Parafraseando el dicho popular estadounidense, no sólo el gobierno, sino los mexicanos, como nación, deberíamos poner nuestro dinero donde está nuestra boca: en lo que atañe a la preservación de lo que nos queda de bosques, también han sido recortados drásticamente los recursos de organismos como la Procuraduría Federal de Protección al Ambiente y la Comisión Nacional de Áreas Naturales Protegidas, de la mano del presupuesto del sector ambiental en general.
Eso ocurría al declinar el “periodo neoliberal” y se ha acentuado con la llamada “cuarta transformación”. No es de extrañar nuestras tasas de deforestación se mantengan en niveles de unas 280,000 hectáreas anuales.
Paradójicamente, ahora que tenemos al programa emblemático Sembrando Vida con etiqueta de prioridad nacional, el panorama pinta cada vez peor. Recibe 10 veces más dinero que la Conafor, pero se acumula evidencia de que más que proyecto socioambiental, lo que queda es un despliegue de clientelismo político marcado por la opacidad y el desorden.
El resultado forestal neto es negativo: tala de árboles para, en el mejor de los casos, plantar otros.

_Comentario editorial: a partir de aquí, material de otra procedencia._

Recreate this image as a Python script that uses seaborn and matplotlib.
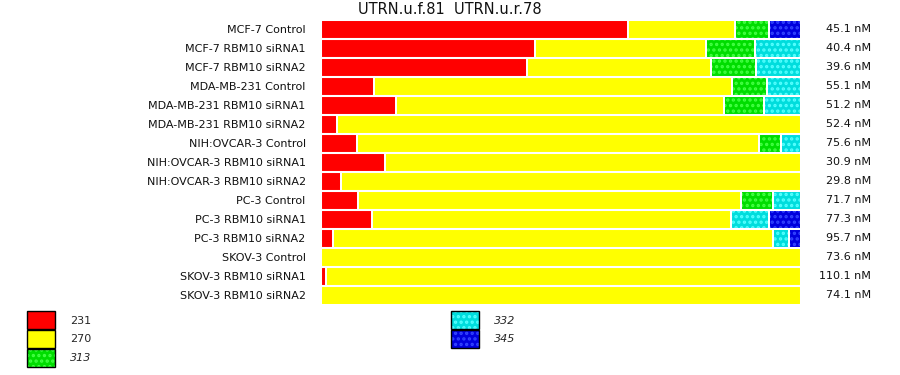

Desafortunadamente, lo que asoma es el peor escenario, como se infiere del informe recién publicado por el World Resources Institute, soportado con monitoreo satelital: vinculado al programa, cerca de 73,000 hectáreas de bosques perdidas en 2019, la mayor parte en zonas de gran biodiversidad y alta vulnerabilidad al cambio climático; en Chiapas, Tabasco, Veracruz, Yucatán, Quintana Roo y Campeche. Especialistas creen que la devastación acumulada podría pasar de 150,000 hectáreas.
No es difícil entender el origen del desastre: se abandonan programas basados en mejores prácticas internacionales, como el Pago por Servicios Ambientales, que remunera a comunidades por cuidar sus bosques, para incentivar que los arrasen para sembrar frutales y maderables, y recibir 5,000 pesos mensuales por cada 2.5 hectáreas. Si el programa no jala a futuro, como es previsible, quedan con una parcela agrícola para otros usos.
Esto es cultivo de afinidades políticas más que de árboles. Adiós bosques, a cambio de un paliativo temporal a familias extremadamente pobres, con el costo colateral de un deterioro ecológico potencialmente radical de su entorno: de la deforestación y pérdida de biodiversidad a procesos de empobrecimiento hídrico y de los suelos.
Para mayor contradicción, mientras se queman y talan más bosques y selvas, con cada vez menos bomberos y guardabosques para salvarlos, ahora se quiere exportar este modelo. Más aún, se decide presumirlo en una cumbre sobre cambio climático, postulado como la propuesta de México.